### DATASET EXTRACT

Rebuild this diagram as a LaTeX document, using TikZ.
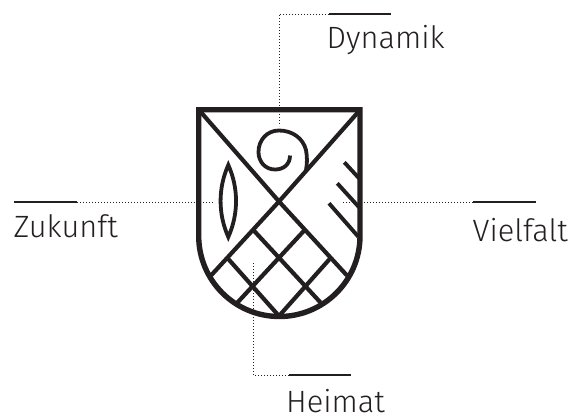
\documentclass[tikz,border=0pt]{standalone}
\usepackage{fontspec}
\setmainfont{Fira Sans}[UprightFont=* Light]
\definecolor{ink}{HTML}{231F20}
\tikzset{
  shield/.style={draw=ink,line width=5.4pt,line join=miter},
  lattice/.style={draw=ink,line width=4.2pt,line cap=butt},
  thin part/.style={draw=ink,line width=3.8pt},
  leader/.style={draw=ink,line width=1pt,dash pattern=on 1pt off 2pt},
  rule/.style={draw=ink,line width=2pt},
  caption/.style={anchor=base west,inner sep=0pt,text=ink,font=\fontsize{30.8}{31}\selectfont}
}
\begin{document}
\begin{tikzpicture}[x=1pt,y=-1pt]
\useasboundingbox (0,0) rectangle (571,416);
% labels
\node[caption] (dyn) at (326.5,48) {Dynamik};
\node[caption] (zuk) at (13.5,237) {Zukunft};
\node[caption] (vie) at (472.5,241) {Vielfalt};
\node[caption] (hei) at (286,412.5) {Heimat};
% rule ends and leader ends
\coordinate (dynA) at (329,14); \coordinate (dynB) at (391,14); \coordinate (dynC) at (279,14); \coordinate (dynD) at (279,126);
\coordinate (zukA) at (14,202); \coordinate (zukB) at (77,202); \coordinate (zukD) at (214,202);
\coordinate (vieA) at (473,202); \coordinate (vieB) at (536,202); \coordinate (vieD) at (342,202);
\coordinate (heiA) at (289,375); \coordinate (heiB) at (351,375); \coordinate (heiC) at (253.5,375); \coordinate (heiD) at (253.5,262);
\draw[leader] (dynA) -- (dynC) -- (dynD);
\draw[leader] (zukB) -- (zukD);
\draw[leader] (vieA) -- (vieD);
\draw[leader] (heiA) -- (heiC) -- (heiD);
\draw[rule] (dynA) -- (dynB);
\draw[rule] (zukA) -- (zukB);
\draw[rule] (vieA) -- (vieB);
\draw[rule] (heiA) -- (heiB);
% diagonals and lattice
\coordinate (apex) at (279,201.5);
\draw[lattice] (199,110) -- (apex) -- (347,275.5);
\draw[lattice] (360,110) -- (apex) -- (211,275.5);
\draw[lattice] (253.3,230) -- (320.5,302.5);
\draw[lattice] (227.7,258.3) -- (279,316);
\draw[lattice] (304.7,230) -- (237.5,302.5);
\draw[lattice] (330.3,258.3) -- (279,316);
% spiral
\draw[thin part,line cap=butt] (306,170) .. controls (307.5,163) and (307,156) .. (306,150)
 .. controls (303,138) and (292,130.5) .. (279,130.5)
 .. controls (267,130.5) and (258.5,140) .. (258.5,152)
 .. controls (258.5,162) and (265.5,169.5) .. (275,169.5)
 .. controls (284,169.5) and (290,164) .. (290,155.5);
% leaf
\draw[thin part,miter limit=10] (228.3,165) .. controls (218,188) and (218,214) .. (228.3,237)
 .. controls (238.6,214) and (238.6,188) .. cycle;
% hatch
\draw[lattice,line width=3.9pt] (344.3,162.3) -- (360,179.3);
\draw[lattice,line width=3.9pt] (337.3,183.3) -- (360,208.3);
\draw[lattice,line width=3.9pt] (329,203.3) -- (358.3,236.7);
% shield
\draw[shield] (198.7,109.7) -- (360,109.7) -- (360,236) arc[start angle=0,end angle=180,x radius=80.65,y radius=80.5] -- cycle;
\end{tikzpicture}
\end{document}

### TASK TO CARRY OUT
Copy every line of the data exactly as written, excluding the pictures.

### TASK ANSWER
Rebuild this diagram as a LaTeX document, using TikZ.
\documentclass[tikz,border=0pt]{standalone}
\usepackage{fontspec}
\setmainfont{Fira Sans}[UprightFont=* Light]
\definecolor{ink}{HTML}{231F20}
\tikzset{
  shield/.style={draw=ink,line width=5.4pt,line join=miter},
  lattice/.style={draw=ink,line width=4.2pt,line cap=butt},
  thin part/.style={draw=ink,line width=3.8pt},
  leader/.style={draw=ink,line width=1pt,dash pattern=on 1pt off 2pt},
  rule/.style={draw=ink,line width=2pt},
  caption/.style={anchor=base west,inner sep=0pt,text=ink,font=\fontsize{30.8}{31}\selectfont}
}
\begin{document}
\begin{tikzpicture}[x=1pt,y=-1pt]
\useasboundingbox (0,0) rectangle (571,416);
% labels
\node[caption] (dyn) at (326.5,48) {Dynamik};
\node[caption] (zuk) at (13.5,237) {Zukunft};
\node[caption] (vie) at (472.5,241) {Vielfalt};
\node[caption] (hei) at (286,412.5) {Heimat};
% rule ends and leader ends
\coordinate (dynA) at (329,14); \coordinate (dynB) at (391,14); \coordinate (dynC) at (279,14); \coordinate (dynD) at (279,126);
\coordinate (zukA) at (14,202); \coordinate (zukB) at (77,202); \coordinate (zukD) at (214,202);
\coordinate (vieA) at (473,202); \coordinate (vieB) at (536,202); \coordinate (vieD) at (342,202);
\coordinate (heiA) at (289,375); \coordinate (heiB) at (351,375); \coordinate (heiC) at (253.5,375); \coordinate (heiD) at (253.5,262);
\draw[leader] (dynA) -- (dynC) -- (dynD);
\draw[leader] (zukB) -- (zukD);
\draw[leader] (vieA) -- (vieD);
\draw[leader] (heiA) -- (heiC) -- (heiD);
\draw[rule] (dynA) -- (dynB);
\draw[rule] (zukA) -- (zukB);
\draw[rule] (vieA) -- (vieB);
\draw[rule] (heiA) -- (heiB);
% diagonals and lattice
\coordinate (apex) at (279,201.5);
\draw[lattice] (199,110) -- (apex) -- (347,275.5);
\draw[lattice] (360,110) -- (apex) -- (211,275.5);
\draw[lattice] (253.3,230) -- (320.5,302.5);
\draw[lattice] (227.7,258.3) -- (279,316);
\draw[lattice] (304.7,230) -- (237.5,302.5);
\draw[lattice] (330.3,258.3) -- (279,316);
% spiral
\draw[thin part,line cap=butt] (306,170) .. controls (307.5,163) and (307,156) .. (306,150)
 .. controls (303,138) and (292,130.5) .. (279,130.5)
 .. controls (267,130.5) and (258.5,140) .. (258.5,152)
 .. controls (258.5,162) and (265.5,169.5) .. (275,169.5)
 .. controls (284,169.5) and (290,164) .. (290,155.5);
% leaf
\draw[thin part,miter limit=10] (228.3,165) .. controls (218,188) and (218,214) .. (228.3,237)
 .. controls (238.6,214) and (238.6,188) .. cycle;
% hatch
\draw[lattice,line width=3.9pt] (344.3,162.3) -- (360,179.3);
\draw[lattice,line width=3.9pt] (337.3,183.3) -- (360,208.3);
\draw[lattice,line width=3.9pt] (329,203.3) -- (358.3,236.7);
% shield
\draw[shield] (198.7,109.7) -- (360,109.7) -- (360,236) arc[start angle=0,end angle=180,x radius=80.65,y radius=80.5] -- cycle;
\end{tikzpicture}
\end{document}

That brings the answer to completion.